Allison was born in Vancouver, Canada, to Scottish immigrants who brought him and his sister and brother to San Francisco when they were young. For most of his childhood he lived in the Oakland Hills/Piedmont area.

The son of a banker, he was just out of high school when he took a job as a teller and bookkeeper with Bank of America in order to learn more about finance.

At 23, he joined the Merchant Marine as an electrician.

"His maritime career took him all over the world, including time on T-2 tankers carrying high-octane plane fuel into the South Pacific war zone," said his stepson, Austin.

Following the war, Allison built and operated a sawmill in Del Norte County. Many other enterprises followed, among them a multi-office Certified Public Accountant practice and Lumberman's Acceptance Corp, which made loans to timber and mill operations.

Allison settled in Santa Rosa in 1948 with his first of four wives, the former Ruth "Toni" Austin, Fred Austin's mother.
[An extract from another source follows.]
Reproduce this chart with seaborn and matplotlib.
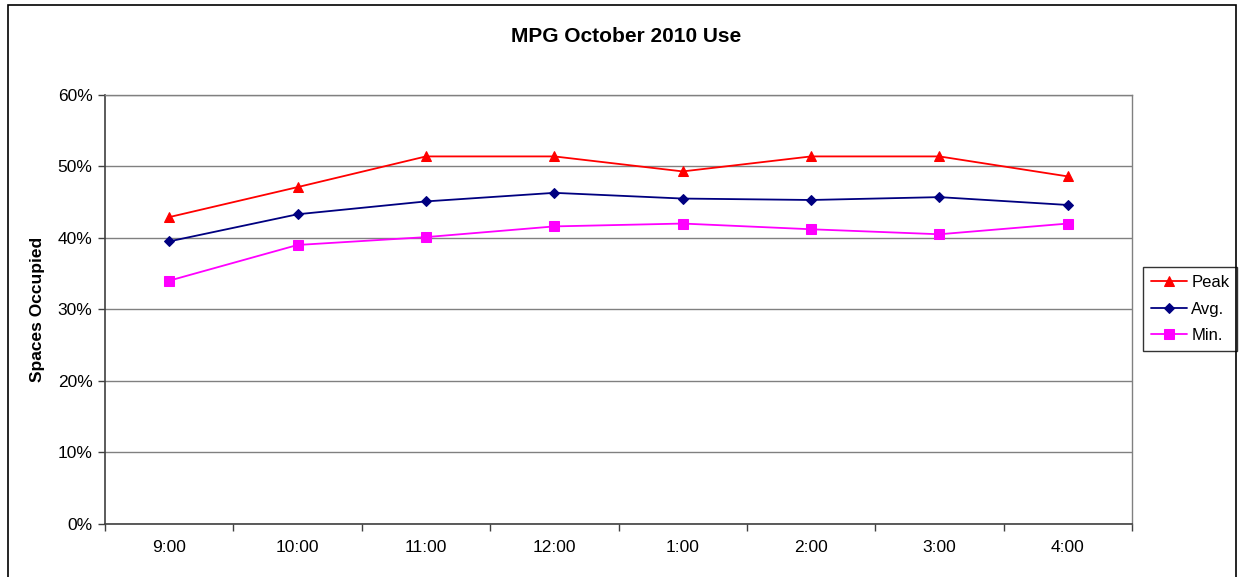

They built a home on Acacia Lane in Rincon Valley.

Allison and his stepson worked together for more than 30 years. Among their enterprises was a firm that purchased and subdivided land, and a manufacturing company specializing in Halloween merchandise — that for years now has been carried by Wal-Mart.
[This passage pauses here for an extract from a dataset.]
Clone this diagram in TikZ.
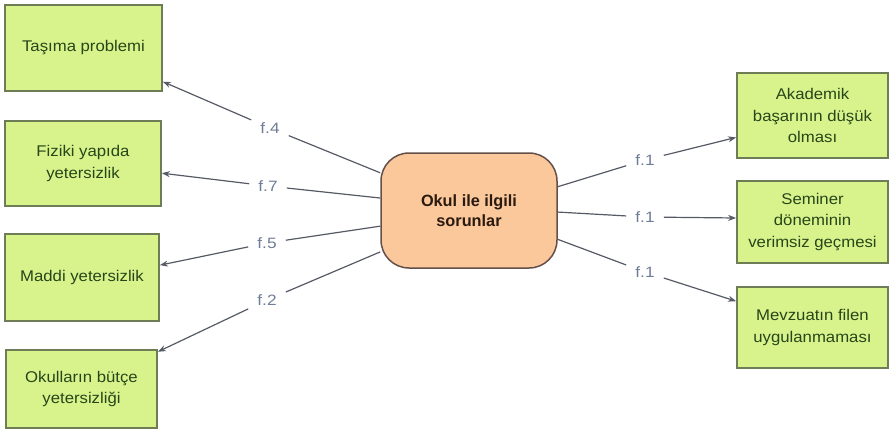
\documentclass[tikz,border=0pt]{standalone}
\usepackage{fontspec}
\setmainfont{Liberation Sans}
\newfontfamily\wideface[FakeStretch=1.08]{Liberation Sans}
\newfontfamily\lblface[FakeStretch=1.15]{Liberation Sans}
\usetikzlibrary{arrows.meta}
\definecolor{gfill}{HTML}{D9F38C}
\definecolor{gdraw}{HTML}{6E7D55}
\definecolor{gtext}{HTML}{27461A}
\definecolor{pfill}{HTML}{FAC89B}
\definecolor{pdraw}{HTML}{64504A}
\definecolor{ptext}{HTML}{2A1A10}
\definecolor{lbl}{HTML}{6E7D96}
\definecolor{conn}{HTML}{555A64}
\begin{document}
\begin{tikzpicture}[x=1pt,y=-1pt,
  gbox/.style={draw=gdraw,line width=1.8pt,fill=gfill,text=gtext,align=center,
    inner sep=0pt,font=\wideface\fontsize{15.5}{21.5}\selectfont},
  cbox/.style={draw=pdraw,line width=1.5pt,fill=pfill,text=ptext,align=center,
    rounded corners=28pt,inner sep=0pt,font=\fontsize{16.3}{19.5}\selectfont\bfseries},
  flab/.style={text=lbl,font=\lblface\fontsize{15}{15}\selectfont,inner xsep=9pt,inner ysep=4pt},
  link/.style={draw=conn,line width=1.2pt},
  arr/.style={link,-{Stealth[length=8pt,width=6pt]}}]
\useasboundingbox (0,0) rectangle (890,429);
\node[gbox,minimum width=157pt,minimum height=86pt] (b1) at (83.5,48) {Taşıma problemi};
\node[gbox,minimum width=156pt,minimum height=85pt] (b2) at (83,163.5) {Fiziki yapıda\\yetersizlik};
\node[gbox,minimum width=154pt,minimum height=87pt] (b3) at (82,277.5) {Maddi yetersizlik};
\node[gbox,minimum width=151pt,minimum height=78pt] (b4) at (81.5,389) {Okulların bütçe\\yetersizliği};
\node[cbox,minimum width=176pt,minimum height=115pt] (c) at (469,210.5) {Okul ile ilgili\\sorunlar};
\node[gbox,minimum width=151pt,minimum height=85pt] (r1) at (812.5,115.5) {Akademik\\başarının düşük\\olması};
\node[gbox,minimum width=151pt,minimum height=82pt] (r2) at (812.5,222) {Seminer\\döneminin\\verimsiz geçmesi};
\node[gbox,minimum width=151pt,minimum height=81pt] (r3) at (812.5,327.5) {Mevzuatın filen\\uygulanmaması};
\node[flab] (l1) at (270,128) {f.4};
\node[flab] (l2) at (268,186) {f.7};
\node[flab] (l3) at (267,243) {f.5};
\node[flab] (l4) at (267,300) {f.2};
\node[flab] (m1) at (645,160) {f.1};
\node[flab] (m2) at (645,217) {f.1};
\node[flab] (m3) at (645,272) {f.1};
\draw[link] (c.157) -- (l1);
\draw[arr] (l1) -- (b1.-23.4);
\draw[link] (c.172.6) -- (l2);
\draw[arr] (l2) -- (b2.-7.7);
\draw[link] (c.190) -- (l3);
\draw[arr] (l3) -- (b3.9.9);
\draw[link] (c.205.8) -- (l4);
\draw[arr] (l4) -- (b4.26);
\draw[link] (c.15.6) -- (m1);
\draw[arr] (m1) -- (r1.196.6);
\draw[link] (c.-1) -- (m2);
\draw[arr] (m2) -- (r2.177);
\draw[link] (c.-18.5) -- (m3);
\draw[arr] (m3) -- (r3.161.3);
\end{tikzpicture}
\end{document}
Fred Austin said income from that business allowed his stepfather to pursue a passion to help resolve hunger worldwide by providing people free seed. "Green Acres" actor Alpert shared that vision, and in the 1980s they created "Seed Corps."

"They shipped seeds to over 53 countries worldwide and became close friends," Austin said.

Allison's fascination with self-grown food prompted him also to create a huge garden at his home on southeastern Santa Rosa's Mount Taylor, overlooking Bennett Valley. And he entered giant pumpkins in the contest at the Sonoma County Harvest Fair. Several times in the Eighties, he won.

In addition to his big-game hunting in Africa, Allison fished often for marlin, hoping to reel in a 1,000-pounder. He was 92 and his health was seriously failing when he carried that goal to Baja California to try again.

The largest fish he landed came nowhere close to weighing a half ton, but the old sportsman's final trip turned out to be a pretty good time.

His stepson is planning a celebration of his life for later this fall.